How does dusty Alberta snap out of this dry spell?

Kehler explains that we need to see a jet stream from the southwest push through the pacific northwest and upwards through the western prairies into Alberta. “So far this spring, we’ve seen that sort of pattern, but it’s too far east. So the jet stream has come in fairly far south across the western US developed a Colorado low in Colorado, as you can surmise, and then those systems track up to the central US plains into Manitoba, Ontario, really hoping to shift farther west.”

Northern Alberta, in the Grand Prairie region, along with northern and parts of central Saskatchewan are naturally wetter climates, and Kehler says the moisture levels there are more on par with what we would typically expect with drier conditions developing the farther south you go.

To quantify this, in the month of April, Grand Prairie saw anywhere from four to eight inches of moisture, where as in parts of northern Saskatchewan, that number drops to an average two to three inches throughout the region and those conditions persist to get drier as you move south.

Manitoba is a whole different ballgame as the month of April brought upwards of 100 millimeters of precipitation, in the form of heavy snow fall to spring-like rain.

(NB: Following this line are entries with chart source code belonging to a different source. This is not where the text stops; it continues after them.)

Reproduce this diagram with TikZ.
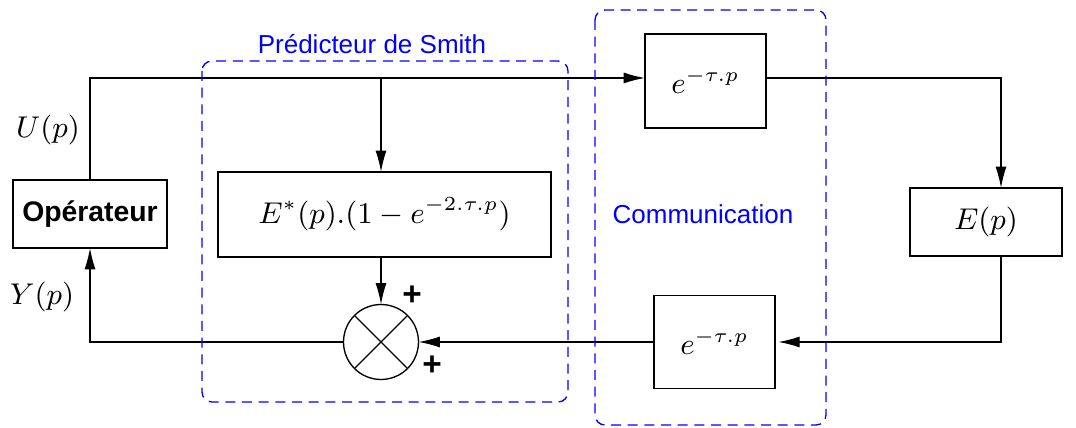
\documentclass[tikz,border=0pt]{standalone}
\usepackage{fontspec}
\setsansfont{Liberation Sans}
\usetikzlibrary{arrows.meta}

\begin{document}
\begin{tikzpicture}[x=0.3pt,y=-0.3pt,line width=0.4pt,>={Latex[length=6.4pt,width=3.3pt]},
  font=\fontsize{9.2}{11}\selectfont]
\tikzset{blk/.style={draw,outer sep=0pt,inner sep=0pt},
  sm/.style={draw,circle,outer sep=0pt,inner sep=0pt,minimum size=22.5pt},
  grp/.style={draw=blue,dash pattern=on 3pt off 2pt,rounded corners=3pt},
  bluetxt/.style={text=blue,font=\fontsize{7.8}{9}\selectfont\sffamily},
  plus/.style={font=\fontsize{10}{12}\selectfont\sffamily\bfseries}}
\useasboundingbox (0,0) rectangle (1076,428);

\path (90,214) node[blk,minimum width=46.2pt,minimum height=20.4pt,font=\fontsize{8.5}{10}\selectfont\sffamily\bfseries] (op) {Opérateur};
\path (705.5,81) node[blk,minimum width=36.3pt,minimum height=28.2pt] (d1) {$e^{-\tau.p}$};
\path (384.5,214.5) node[blk,minimum width=99.9pt,minimum height=25.5pt] (pred) {$E^*(p).(1-e^{-2.\tau.p})$};
\path (381,342) node[sm] (sum) {};
\path (986,222) node[blk,minimum width=45.6pt,minimum height=20.4pt] (ep) {$E(p)$};
\path (714.5,342) node[blk,minimum width=36.3pt,minimum height=27.9pt] (d2) {$e^{-\tau.p}$};

\coordinate (br) at (381,78);
\coordinate (cr) at (1001,78);
\coordinate (cb) at (1001,342);
\coordinate (cl) at (90,342);

% boucle
\draw[->] (op.north) |- (d1.west |- br);
\draw[->] (br) -- (pred.north -| br);
\draw[->] (pred.south -| sum) -- (sum.north);
\draw[->] (d1.east |- cr) -- (cr) -- (ep.north -| cr);
\draw[->] (ep.south -| cb) -- (cb) -- ([xshift=1pt]d2.east);
\draw[->] (d2.west) -- (sum.east);
\draw[->] (sum.west) -- (cl) -- (op.south);

\draw (sum.north west) -- (sum.south east);
\draw (sum.north east) -- (sum.south west);

\node (u) at (48,130) {$U(p)$};
\node (y) at (42,297) {$Y(p)$};
\node[plus] (p1) at (412,296) {+};
\node[plus] (p2) at (432,366) {+};

% cadres
\draw[grp] (202,61) rectangle (568,402);
\draw[grp] (595,10) rectangle (826,425);
\node[bluetxt] (smith) at (372,44) {Prédicteur de Smith};
\node[bluetxt] (com) at (703,214) {Communication};
\end{tikzpicture}
\end{document}
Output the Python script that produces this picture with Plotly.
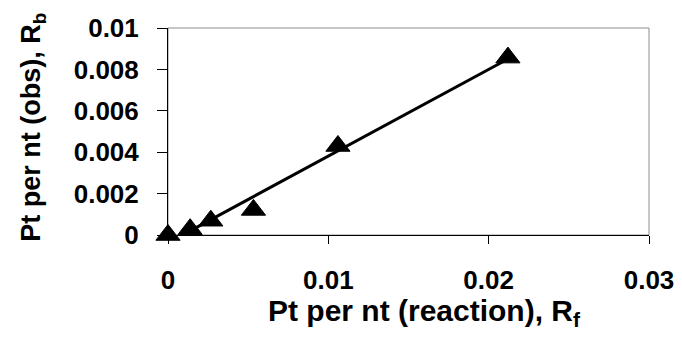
import plotly.graph_objects as go

# Data
rf_values = [0.0, 0.00138, 0.00267, 0.00533, 0.0106, 0.0212]
rb_values = [0.0, 0.00028, 0.00069, 0.00121, 0.0043, 0.00857]

# Trend line end points
fit_x = [0.00138, 0.0212]
fit_y = [0.00020, 0.0085]

x_ticks = [0, 0.01, 0.02, 0.03]
x_tick_labels = ["0", "0.01", "0.02", "0.03"]
y_ticks = [0, 0.002, 0.004, 0.006, 0.008, 0.01]
y_tick_labels = ["0", "0.002", "0.004", "0.006", "0.008", "0.01"]

FONT = "Liberation Sans, Arial, sans-serif"

fig = go.Figure()
fig.add_trace(go.Scatter(
    x=fit_x, y=fit_y, mode="lines",
    line=dict(color="black", width=3),
    showlegend=False, hoverinfo="skip",
))
fig.add_trace(go.Scatter(
    x=rf_values, y=rb_values, mode="markers",
    marker=dict(symbol="triangle-up", size=21, color="black",
                line=dict(color="black", width=1)),
    showlegend=False, cliponaxis=False,
))

# gray frame (top/right)
fig.add_shape(type="rect", xref="x domain", yref="y domain",
              x0=0, x1=1, y0=0, y1=1,
              line=dict(color="#8c8c8c", width=1), layer="below")

# page body has an 8px margin, so the figure starts at (8, 8)
fig.update_layout(
    width=666, height=328,
    margin=dict(l=160, r=25, t=20, b=101),
    paper_bgcolor="white", plot_bgcolor="white",
    font=dict(family=FONT, color="black"),
    xaxis=dict(
        range=[0, 0.03], tickvals=x_ticks, ticktext=x_tick_labels,
        showgrid=False, zeroline=False, automargin=False,
        showline=True, linecolor="black", linewidth=1,
        ticks="outside", ticklen=8, tickcolor="black", tickwidth=1,
        tickfont=dict(family=FONT, size=26, weight="bold", color="black"),
        ticklabelstandoff=14, ticklabeloverflow="allow",
    ),
    yaxis=dict(
        range=[0, 0.01], tickvals=y_ticks, ticktext=y_tick_labels,
        showgrid=False, zeroline=False, automargin=False,
        showline=True, linecolor="black", linewidth=1,
        ticks="outside", ticklen=10, tickcolor="black", tickwidth=1,
        tickfont=dict(family=FONT, size=26, weight="bold", color="black"),
        ticklabelstandoff=13, ticklabeloverflow="allow",
    ),
    annotations=[
        dict(text="Pt per nt (reaction), R<sub>f</sub>",
             xref="paper", yref="paper", x=0.534, y=-0.374,
             xanchor="center", yanchor="middle", showarrow=False,
             font=dict(family=FONT, size=30, weight="bold", color="black")),
        dict(text="Pt per nt (obs), R<sub>b</sub>",
             xref="paper", yref="paper", x=-0.281, y=0.522,
             xanchor="center", yanchor="middle", showarrow=False, textangle=-90,
             font=dict(family=FONT, size=27, weight="bold", color="black")),
    ],
)
fig.write_html("out.html")
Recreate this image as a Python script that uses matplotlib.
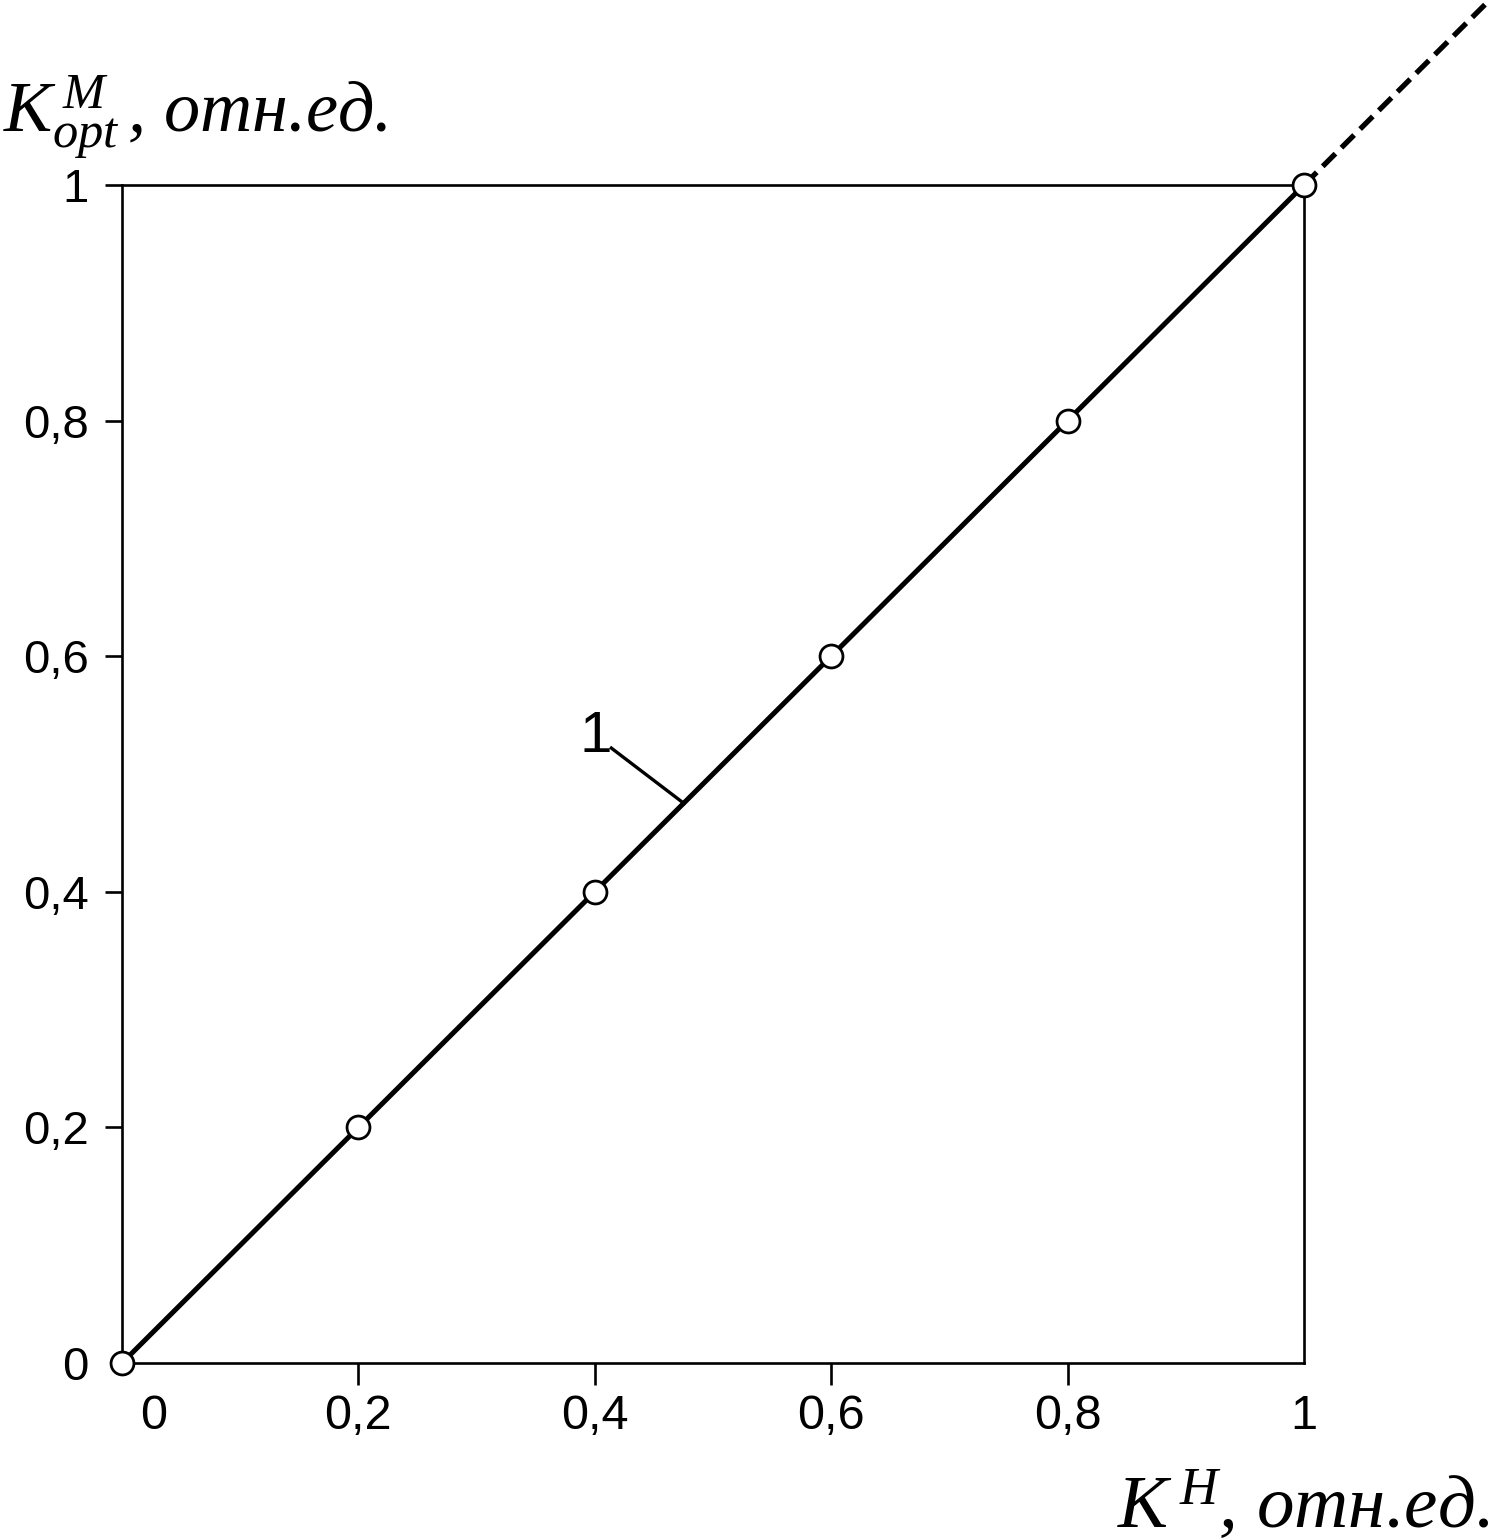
import matplotlib
matplotlib.use("Agg")
import matplotlib.pyplot as plt
from matplotlib.transforms import ScaledTranslation

plt.rcParams["mathtext.fontset"] = "custom"
plt.rcParams["mathtext.rm"] = "Liberation Serif"
plt.rcParams["mathtext.it"] = "Liberation Serif:italic"

# measured points, curve 1
k_h = [0.0, 0.2, 0.4, 0.6, 0.8, 1.0]
k_opt = [0.0, 0.2, 0.4, 0.6, 0.8, 1.0]
# extrapolation beyond the measured range
k_h_ext = [1.0, 1.16]
k_opt_ext = [1.0, 1.16]

tick_vals = [0, 0.2, 0.4, 0.6, 0.8, 1]
tick_labels = ["0", "0,2", "0,4", "0,6", "0,8", "1"]

fig = plt.figure(figsize=(14.91, 15.4), dpi=100)
ax = fig.add_axes([0.0818, 0.1149, 0.7928, 0.765])

ax.plot(k_h_ext, k_opt_ext, color="black", lw=3.8, dashes=(3.4, 1.6),
        clip_on=False, zorder=2)
ax.plot(k_h, k_opt, color="black", lw=3.6, marker="o", ms=16.5,
        mfc="white", mec="black", mew=2.0, clip_on=False, zorder=3)

# leader for curve label
ax.plot([0.414, 0.4755], [0.522, 0.475], color="black", lw=2.4)
ax.text(0.401, 0.531, "1", fontsize=42, family="Liberation Sans",
        ha="center", va="center")

ax.set_xlim(0, 1)
ax.set_ylim(0, 1)
for s in ax.spines.values():
    s.set_linewidth(1.9)

ax.set_xticks(tick_vals)
ax.set_xticklabels(tick_labels, fontsize=35, family="Liberation Sans")
ax.set_yticks(tick_vals)
ax.set_yticklabels(tick_labels, fontsize=34, family="Liberation Sans")
ax.tick_params(axis="x", direction="out", length=16, width=1.9, pad=6)
ax.tick_params(axis="y", direction="out", length=12, width=1.9, pad=12)

# no tick marks at the corners
xt = ax.xaxis.get_major_ticks()
xt[0].tick1line.set_visible(False)
xt[-1].tick1line.set_visible(False)
ax.yaxis.get_major_ticks()[0].tick1line.set_visible(False)

# x "0" sits a bit right of the corner
lbl0 = ax.get_xticklabels()[0]
lbl0.set_transform(lbl0.get_transform() + ScaledTranslation(0.32, 0, fig.dpi_scale_trans))

fig.text(3 / 1491, 1 - 132 / 1540, r"$K_{opt}^{\,M}\,$, отн.ед.",
         fontsize=52, family="Liberation Serif", style="italic",
         ha="left", va="baseline")
fig.text(1489 / 1491, 1 - 1527 / 1540, r"$K^{\,H}$, отн.ед.",
         fontsize=54, family="Liberation Serif", style="italic",
         ha="right", va="baseline")

fig.savefig("out.png", dpi=100)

Regardless, it has left the region with a surplus of moisture but Kehler says the warmer weather that is on it’s way will surely help dry things up, however, the valley areas will be playing the long game as warmth and wind won’t do the trick all on their own. “With this river flooding, the water simply has to make its way through the system and flow north into Lake Winnipeg to actually get it off the field,” he says.

Outside of precipitation and soil moisture levels, another topic that is timely for attention, is spring frost. Kehler shares with the data that he is seeing, with temperatures right around average for this time of year, it is likely we will see some frost throughout the month of may, more predominately in Alberta with the risk lessening the farther east you go.

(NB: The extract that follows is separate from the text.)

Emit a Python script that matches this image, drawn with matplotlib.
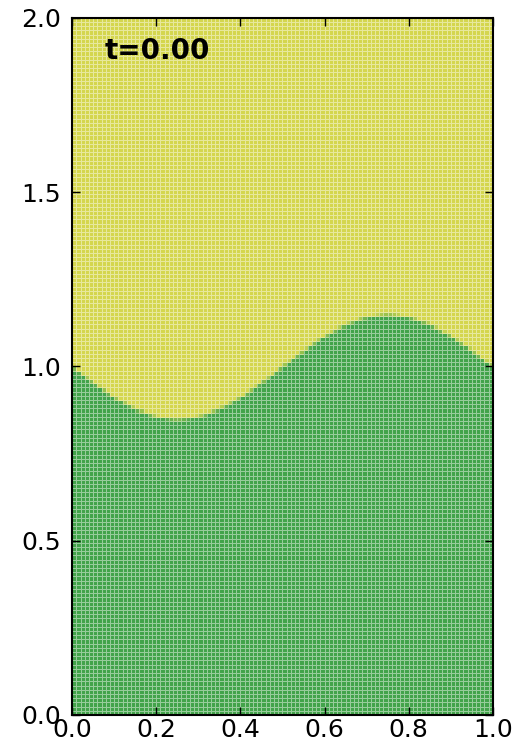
import numpy as np
import matplotlib
matplotlib.use("Agg")
import matplotlib.pyplot as plt
from matplotlib.colors import LinearSegmentedColormap

# interface height
interface_x = [0.00, 0.05, 0.10, 0.15, 0.20, 0.25, 0.30, 0.35, 0.40, 0.45, 0.50,
               0.55, 0.60, 0.65, 0.70, 0.75, 0.80, 0.85, 0.90, 0.95, 1.00]
interface_y = [1.00, 0.954, 0.912, 0.879, 0.857, 0.850, 0.857, 0.879, 0.912, 0.954, 1.00,
               1.046, 1.088, 1.121, 1.143, 1.150, 1.143, 1.121, 1.088, 1.046, 1.00]

nx, ny = 100, 166
x_ticks = [0.0, 0.2, 0.4, 0.6, 0.8, 1.0]
y_ticks = [0.0, 0.5, 1.0, 1.5, 2.0]
time_label = "t=0.00"

x_edges = np.linspace(0.0, 1.0, nx + 1)
y_edges = np.linspace(0.0, 2.0, ny + 1)
xc = 0.5 * (x_edges[:-1] + x_edges[1:])
dy = y_edges[1] - y_edges[0]
h = np.interp(xc, interface_x, interface_y)
# volume fraction of heavy fluid in each cell
frac = np.clip((h[None, :] - y_edges[:-1, None]) / dy, 0.0, 1.0)

cmap = LinearSegmentedColormap.from_list("vof", ["#d4d64e", "#42a34a"])

fig = plt.figure(figsize=(5.15, 7.44), dpi=100)
ax = fig.add_axes([0.140, 0.039, 0.817, 0.937])
ax.pcolormesh(x_edges, y_edges, frac, cmap=cmap, vmin=0, vmax=1,
              edgecolors=(1, 1, 1, 0.45), linewidth=0.6)
ax.set_xlim(0, 1)
ax.set_ylim(0, 2)
ax.set_xticks(x_ticks)
ax.set_yticks(y_ticks)
ax.tick_params(direction="in", length=6, width=1, labelsize=18,
               top=True, right=True)
ax.tick_params(axis="x", pad=2)
ax.tick_params(axis="y", pad=8)
for s in ax.spines.values():
    s.set_linewidth(1.5)
ax.text(0.078, 0.973, time_label, transform=ax.transAxes, fontsize=20,
        fontweight="bold", va="top", ha="left")

fig.savefig("out.png", dpi=100)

“To me that [data] would suggest in Alberta, it is likely we’re going to get to more frost events later in the month. For Manitoba, probably, we’ll see some through mid month and then maybe the odd one later in the month, but not nothing too significant unless the pattern suddenly shifts,” Kehler explains, “Saskatchewan is kind of in the middle. So more the farther west you’re in Saskatchewan the higher the chance you may see a frost later in the month of May. But right now there’s nothing that really stands out as being highly unusual.”

Again, Kehler says those in valley type regions, could get the short-end of the stick when it comes to frost as those areas are more susceptible to frost due to their varied terrain.

Overall, it does look as though conditions are set to improve in Manitoba, Saskatchewan will likely stay in the same holding pattern with Albertans holding onto mild optimism for some precipitation in the coming weeks.